# What is the Ohm’s law?

## What is the Ohm’s law?

1. The proportional relationship of the potential difference between the ends of an ideal conductor and the current passing through it is known as Ohm’s law.
2. Ohm’s law states that the current passing through an ideal conductor is directly proportional to the potential difference between its ends, provided that the temperature and other physical factors of the conductor are kept constant.
3. Definition: According to the Ohm’s law at constant temperature, the current flowing through a conductor is directly proportional to the potential difference across the conductor.
4. Thus, if I is the current flowing through a conductor and V is the potential difference (or voltage) across the conductor, then according to Ohm’s law.
I ∝ V (when T is constant)
$$I=\frac{V}{R}\text{ }…..\text{ (i)}$$
where R is a constant called the resistance of the conductor.
Equation (i) may be written as,
V = I × R                          …… (ii)
5. Unit of resistance:
The SI unit of resistance (R) is ohm. Ohm is denoted by the Greek letter omega (Ω).
$$\text{From Ohms law, }R=\frac{V}{I}$$
6. Now, if, V = 1 volt and I = 1 ampere
$$\text{Then, }R=\frac{\text{1}\,\text{volt}}{\text{1}\,\text{ampere}}$$
Thus, 1 ohm is defined as the resistance of a conductor which allows a current of 1 ampere to flow through it when a potential difference of 1 volt is maintained across it.
7. Results of Ohm’s law
Current flowing through a conductor is directly proportional to the potential difference across the conductor.
8. When the potential difference in a circuit is kept constant, the current in inversely proportional to the resistance of the conductor.
$$I\propto \frac{1}{R}$$
9. The ratio of potential difference to the current is constant.
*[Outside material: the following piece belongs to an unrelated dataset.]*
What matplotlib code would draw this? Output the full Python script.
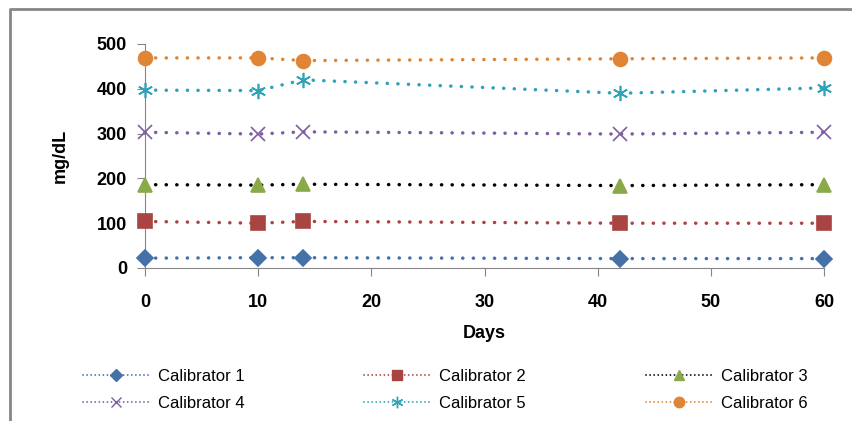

The value of the constant is equal to the resistance of the conductor (or resistor).
$$\frac{V}{I}=R$$

## Ohm’s Law Problems with Solution

1. When a potential difference of 12 V is applied across a conductor, it is found that the current that passes through the conductor is 0.2 A. What is the resistance of the conductor?
Solution:
$$R = \frac{V}{I}$$
= 12/0.2
= 60 Ω
2. What is the potential difference across a light bulb of resistance 5 Ω when the current that passes through it is 0.5 A?
Solution:
V = I × R
= 0.5 × 5 = 2.5 V
3. A potential difference of 230 V is applied across an electric heater. A current of 5 A is flowing through the heating element of the heater.
(a) What is the resistance of the heating element?
(b) Can this electric heater be used in a country where the main supply is 110 V? Explain your answer.
Solution:
(a) $$R = \frac{V}{I}$$
= 230/5
= 46 Ω
(b) The heater can still be used but the heating effect will be very much lesser as the current passing through the heater is very much smaller. The current that passes through the heater is:
$$I = \frac{V}{R}$$
= 110/46
= 2.4 A
This value is smaller than 5 A.
4. An electric motor which has an internal resistance of 10 Ω can run at a certain speed when a current of 0.5 A passes through it. The speed of the motor increases when a potential difference twice as big as before is applied across it. What is the new current that passes through the motor?
Solution:
Potential difference across the motor when a current of 0.5 A is passing through:
V = IR = 0.5 x 10 = 5 V
When the potential difference is doubled
2 x 5 = I x 10
I = 1 A

## What is a superconductor made of?

1. Most materials have electrical resistance which leads to power loss and heating.
2. Many electrical applications require materials with very low resistance – the lower the better.
3. Power transmission lines, electromagnets and computer chips would be revolutionised by resistanceless materials.
4. In fact, under special conditions, materials with zero resistance can be made. For example, when mercury is cooled to a temperature of 4.15 K, its resistance suddenly dropped to zero. Mercury thus becomes a superconductor. This phenomenon is known as superconductivity.
5. Figure illustrates superconductivity. The resistance of a superconductor suddenly drops to zero as its temperature decreases below the critical temperature, Tc.
6. A superconductor conducts electricity without loss of energy. Figure shows a permanent magnet floating above a superconductor. This is an effect of superconductivity that is due to a continuous flow of induced current.